No-one takes photographs quite like Rae. He has his own signature. Whether he has a favourite flower or not I don’t know, but he certainly photographs each one lovingly. And so tenderly. Poppies look like they are made of tissue paper. Roses’ petals curl, the outer petals protecting the beauty of the flower within. Gladioli that normally look so erect and almost comical – or maybe they were just made funny by Dame Edna Everage’s antics – look through Rae’s eyes delicate, calm and graceful.
A tulip is beginning to fade, one petal has slumped, leaving its stigma and pistils exposed. It shows the wonder of life’s cycle; beautiful even in its final phase as it wilts and dies – leaving its seed to rise again in the future.

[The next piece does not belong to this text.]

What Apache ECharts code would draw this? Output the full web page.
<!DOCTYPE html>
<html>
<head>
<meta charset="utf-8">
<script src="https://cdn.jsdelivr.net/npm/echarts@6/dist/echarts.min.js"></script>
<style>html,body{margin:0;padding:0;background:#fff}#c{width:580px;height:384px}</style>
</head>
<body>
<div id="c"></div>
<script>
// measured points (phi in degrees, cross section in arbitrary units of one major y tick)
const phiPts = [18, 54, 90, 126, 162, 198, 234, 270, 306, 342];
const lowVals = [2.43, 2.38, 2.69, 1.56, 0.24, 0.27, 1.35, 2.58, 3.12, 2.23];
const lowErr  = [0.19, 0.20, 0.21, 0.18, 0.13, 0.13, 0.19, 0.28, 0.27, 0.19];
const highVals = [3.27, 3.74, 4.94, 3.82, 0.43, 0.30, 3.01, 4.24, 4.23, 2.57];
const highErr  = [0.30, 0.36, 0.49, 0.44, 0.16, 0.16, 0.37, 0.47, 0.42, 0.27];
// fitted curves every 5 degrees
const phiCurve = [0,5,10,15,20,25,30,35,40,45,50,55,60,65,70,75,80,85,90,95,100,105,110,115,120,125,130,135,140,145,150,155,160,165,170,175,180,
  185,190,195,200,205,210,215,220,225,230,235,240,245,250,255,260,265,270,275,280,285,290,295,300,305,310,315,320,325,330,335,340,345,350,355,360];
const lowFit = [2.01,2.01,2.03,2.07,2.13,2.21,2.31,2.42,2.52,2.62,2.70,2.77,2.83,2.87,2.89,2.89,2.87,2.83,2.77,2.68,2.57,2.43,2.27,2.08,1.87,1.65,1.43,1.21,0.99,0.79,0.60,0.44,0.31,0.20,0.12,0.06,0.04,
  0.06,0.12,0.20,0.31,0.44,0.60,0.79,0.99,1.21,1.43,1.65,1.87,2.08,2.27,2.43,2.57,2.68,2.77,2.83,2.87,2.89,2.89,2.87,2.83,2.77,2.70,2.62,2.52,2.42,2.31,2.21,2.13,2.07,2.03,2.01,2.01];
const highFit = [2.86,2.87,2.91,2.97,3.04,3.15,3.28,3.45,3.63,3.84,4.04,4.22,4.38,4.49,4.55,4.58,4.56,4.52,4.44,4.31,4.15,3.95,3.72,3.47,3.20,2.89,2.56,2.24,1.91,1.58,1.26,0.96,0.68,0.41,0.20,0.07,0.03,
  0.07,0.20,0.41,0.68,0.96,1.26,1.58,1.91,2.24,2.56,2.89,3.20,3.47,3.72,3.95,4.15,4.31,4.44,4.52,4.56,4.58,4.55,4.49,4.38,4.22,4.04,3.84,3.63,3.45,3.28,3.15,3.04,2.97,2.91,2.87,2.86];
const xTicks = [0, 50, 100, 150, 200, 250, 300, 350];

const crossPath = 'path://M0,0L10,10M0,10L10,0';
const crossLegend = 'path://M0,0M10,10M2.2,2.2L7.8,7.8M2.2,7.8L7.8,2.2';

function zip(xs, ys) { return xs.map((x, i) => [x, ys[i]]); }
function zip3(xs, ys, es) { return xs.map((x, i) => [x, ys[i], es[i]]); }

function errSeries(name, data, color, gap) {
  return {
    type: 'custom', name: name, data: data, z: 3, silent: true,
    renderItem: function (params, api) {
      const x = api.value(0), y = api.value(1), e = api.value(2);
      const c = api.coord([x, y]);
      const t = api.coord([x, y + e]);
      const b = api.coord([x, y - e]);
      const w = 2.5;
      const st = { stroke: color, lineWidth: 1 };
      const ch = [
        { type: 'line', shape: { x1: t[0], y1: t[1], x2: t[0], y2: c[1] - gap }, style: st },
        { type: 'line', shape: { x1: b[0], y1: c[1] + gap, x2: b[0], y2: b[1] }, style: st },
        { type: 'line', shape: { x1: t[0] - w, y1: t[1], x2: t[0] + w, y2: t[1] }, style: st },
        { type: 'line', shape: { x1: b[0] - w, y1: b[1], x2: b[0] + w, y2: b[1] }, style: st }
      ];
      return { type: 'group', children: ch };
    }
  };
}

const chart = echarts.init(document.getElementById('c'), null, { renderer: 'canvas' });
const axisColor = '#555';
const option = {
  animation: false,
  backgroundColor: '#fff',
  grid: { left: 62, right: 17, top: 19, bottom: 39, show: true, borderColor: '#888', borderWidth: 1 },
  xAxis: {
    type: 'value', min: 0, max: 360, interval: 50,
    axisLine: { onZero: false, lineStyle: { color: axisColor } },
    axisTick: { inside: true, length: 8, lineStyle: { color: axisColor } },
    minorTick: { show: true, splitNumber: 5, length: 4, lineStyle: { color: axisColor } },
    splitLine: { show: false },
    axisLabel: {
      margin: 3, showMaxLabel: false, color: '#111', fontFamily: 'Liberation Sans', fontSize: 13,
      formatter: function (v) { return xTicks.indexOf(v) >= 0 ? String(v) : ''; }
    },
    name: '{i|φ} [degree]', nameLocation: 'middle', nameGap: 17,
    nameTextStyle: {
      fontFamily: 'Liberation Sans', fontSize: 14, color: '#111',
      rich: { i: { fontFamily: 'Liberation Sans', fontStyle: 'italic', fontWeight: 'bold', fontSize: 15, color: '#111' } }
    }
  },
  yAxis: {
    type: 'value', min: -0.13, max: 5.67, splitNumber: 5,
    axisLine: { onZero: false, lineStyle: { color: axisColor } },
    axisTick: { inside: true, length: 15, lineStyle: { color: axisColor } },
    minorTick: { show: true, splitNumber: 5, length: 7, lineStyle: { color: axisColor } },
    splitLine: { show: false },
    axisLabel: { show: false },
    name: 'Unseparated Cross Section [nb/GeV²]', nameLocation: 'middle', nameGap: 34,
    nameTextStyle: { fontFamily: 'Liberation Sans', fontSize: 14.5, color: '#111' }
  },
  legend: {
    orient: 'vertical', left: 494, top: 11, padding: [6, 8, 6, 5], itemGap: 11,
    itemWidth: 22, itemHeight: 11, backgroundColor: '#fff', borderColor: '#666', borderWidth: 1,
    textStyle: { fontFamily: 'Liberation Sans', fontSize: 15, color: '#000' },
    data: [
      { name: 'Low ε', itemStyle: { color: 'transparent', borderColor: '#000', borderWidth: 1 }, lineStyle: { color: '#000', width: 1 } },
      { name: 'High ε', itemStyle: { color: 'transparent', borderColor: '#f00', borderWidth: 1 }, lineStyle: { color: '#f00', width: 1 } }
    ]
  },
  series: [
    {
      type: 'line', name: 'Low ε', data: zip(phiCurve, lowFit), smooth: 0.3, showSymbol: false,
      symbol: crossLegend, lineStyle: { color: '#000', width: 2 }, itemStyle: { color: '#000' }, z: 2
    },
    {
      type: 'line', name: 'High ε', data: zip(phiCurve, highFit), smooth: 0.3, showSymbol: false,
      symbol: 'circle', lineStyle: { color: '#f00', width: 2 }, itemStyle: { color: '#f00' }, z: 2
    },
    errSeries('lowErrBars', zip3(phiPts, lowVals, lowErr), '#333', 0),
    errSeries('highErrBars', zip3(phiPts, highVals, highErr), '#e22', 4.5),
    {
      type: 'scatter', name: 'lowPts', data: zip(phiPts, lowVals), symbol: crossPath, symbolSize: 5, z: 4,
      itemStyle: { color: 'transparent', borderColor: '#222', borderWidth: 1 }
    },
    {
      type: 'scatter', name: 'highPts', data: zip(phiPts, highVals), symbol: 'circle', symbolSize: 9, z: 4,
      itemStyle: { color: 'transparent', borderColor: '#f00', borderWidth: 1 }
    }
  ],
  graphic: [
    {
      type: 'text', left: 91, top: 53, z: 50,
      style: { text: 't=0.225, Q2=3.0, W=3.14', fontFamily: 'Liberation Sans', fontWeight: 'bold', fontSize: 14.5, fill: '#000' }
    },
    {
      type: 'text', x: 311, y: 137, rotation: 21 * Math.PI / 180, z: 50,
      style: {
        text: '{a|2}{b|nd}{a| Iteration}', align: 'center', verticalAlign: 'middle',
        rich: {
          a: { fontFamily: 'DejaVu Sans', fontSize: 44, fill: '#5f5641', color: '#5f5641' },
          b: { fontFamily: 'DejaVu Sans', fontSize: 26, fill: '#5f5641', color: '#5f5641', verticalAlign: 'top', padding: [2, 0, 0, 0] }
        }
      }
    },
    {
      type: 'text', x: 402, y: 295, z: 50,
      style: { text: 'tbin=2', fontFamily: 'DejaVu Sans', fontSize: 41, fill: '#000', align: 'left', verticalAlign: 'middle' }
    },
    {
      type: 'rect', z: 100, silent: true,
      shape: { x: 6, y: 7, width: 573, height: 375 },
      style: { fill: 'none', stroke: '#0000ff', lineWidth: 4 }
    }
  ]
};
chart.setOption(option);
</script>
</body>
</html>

Most of the images are of single flowers, though there is one of an amaryllis – phallic, stretching upwards – next to a spiky cactus, intimidating as it encroaches on the cactus’ territory.
It is not surprising to learn that Bruce Rae regularly meditates. He told me once that when he goes up to visit the Rothko Room at Tate Modern he meditates before he goes in, then sits quietly and looks and looks at one painting, consuming it and being consumed by it. That is enough.
Rae, a technical wizard with light, photographs quite dark so you have to peer closely to see the flower’s texture, its fine lines, its beauty. And then, as if the sun has come out, light tenderly brushes the edge of a leaf, a petal.
In the Silver Surfaces exhibition there is a TS Elliot poem which seems to poignantly and succinctly capture Bruce’s approach – his subject matter, his meditative approach, the meditative response and his technique.
“At the still point of the turning world. Neither flesh nor fleshless;
Neither from nor towards; at the still point, there the dance is,
But neither arrest nor movement. And do not call it fixity,
Where past and future are gathered. Neither movement from nor towards,
Neither ascent nor decline. Except for the point, the still point,
There would be no dance, and there is only the dance.”
Alongside the exquisite flowers there is a contrasting body of work, portraits, buildings, grey and white rather than black on black. In 1983 Rae was commissioned by Side Gallery on Tyneside to document the shipbuilding industry. He photographed Neptune, Smiths Dock, Swan Hunters and Redhead’s; huge great building structures, vast boats that were launched to cross the world. And he captured the trades, dignified portraits of men doing decent, respected work. Welders, and painters, caulkers and apprentices. This was a time in transition, the people and buildings of the shipbuilding industry surviving but threatened. When Rae photographed them it was already in its death throes, in the process of closure.
Photographs may be a frozen moment in time, and so they are, yet each one carries its own powerful story. And so it is of these proud men that Rae has named and documented against the backdrop of these internationally known shipbuilders. Now no more. A melancholic end to a proud industry. Where are those proud men now?
Bruce Rae studied for an MA at the Royal College of Art in the 1970s, then taught photography at the London College of Printing and the University of East London. He took editorial portraits for newspapers until turning to his personal work of flower portraits. His work has been exhibited all over the world and his prints are held in collections ranging from The Victoria and Albert Museum in London to the Bibliothèque Nationale in Paris.
Some images of the shipbuilding project are at Lucy Bell Gallery. However, the entire project can be seen at Side Gallery in Newcastle.
Silvered Surfaces is at Lucy Bell Gallery, 46 Norman Road, TN38 0EJ, until 26 September. Gallery open Tuesday-Saturday, 11am-4pm.